The paper frames innovation as an ecosystem comprising technological, social, and policy dimensions. Technological innovation includes AI, blockchain, and renewable energy; social innovation involves empowering communities through models like microfinance; and policy innovation focuses on governance frameworks promoting sustainability and inclusivity.
Emerging trends highlight AI’s role in agriculture and healthcare, renewable energy’s growing affordability and decentralization, circular economy practices, digital inclusion efforts, and blockchain’s impact on transparency and financial access.
Real-world applications span telemedicine, digital education, mobile banking, community solar projects, and smart urban development. However, challenges remain, including AI biases, regulatory hurdles, high costs, digital divides, and cultural barriers.

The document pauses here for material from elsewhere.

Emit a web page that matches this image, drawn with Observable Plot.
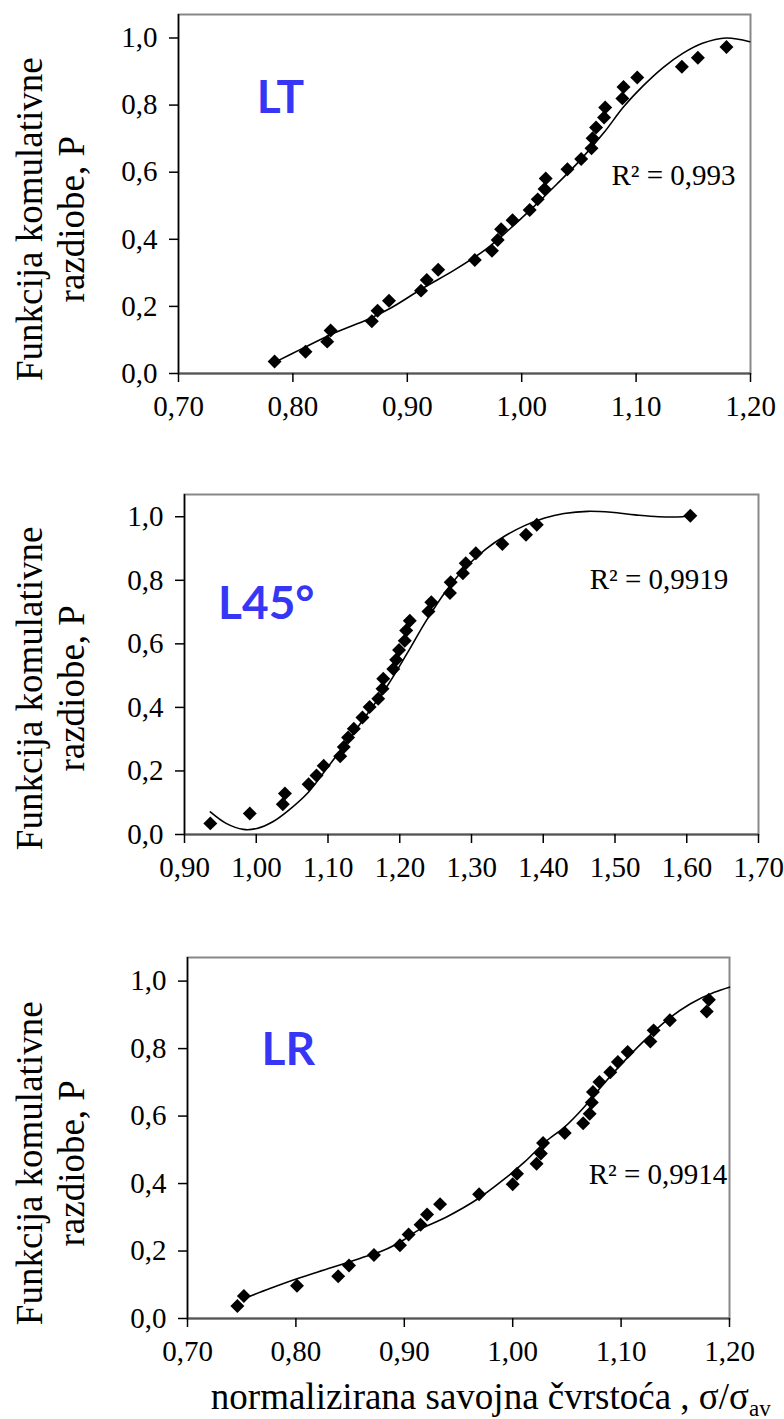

Future innovation requires multi-sector collaboration, supportive policies, ethical AI research, scalable inclusive models, and international cooperation to effectively tackle global sustainability and equity goals.
Conclusion
Sustainable and inclusive innovation represents the next frontier of human progress. By embedding ecological responsibility and social justice into innovation, societies can create futures that are advanced, fair, and resilient. The measure of success will not lie in profit alone but in the capacity to empower communities, protect the planet, and ensure equity across generations (George et al., 2012; Bocken et al., 2014).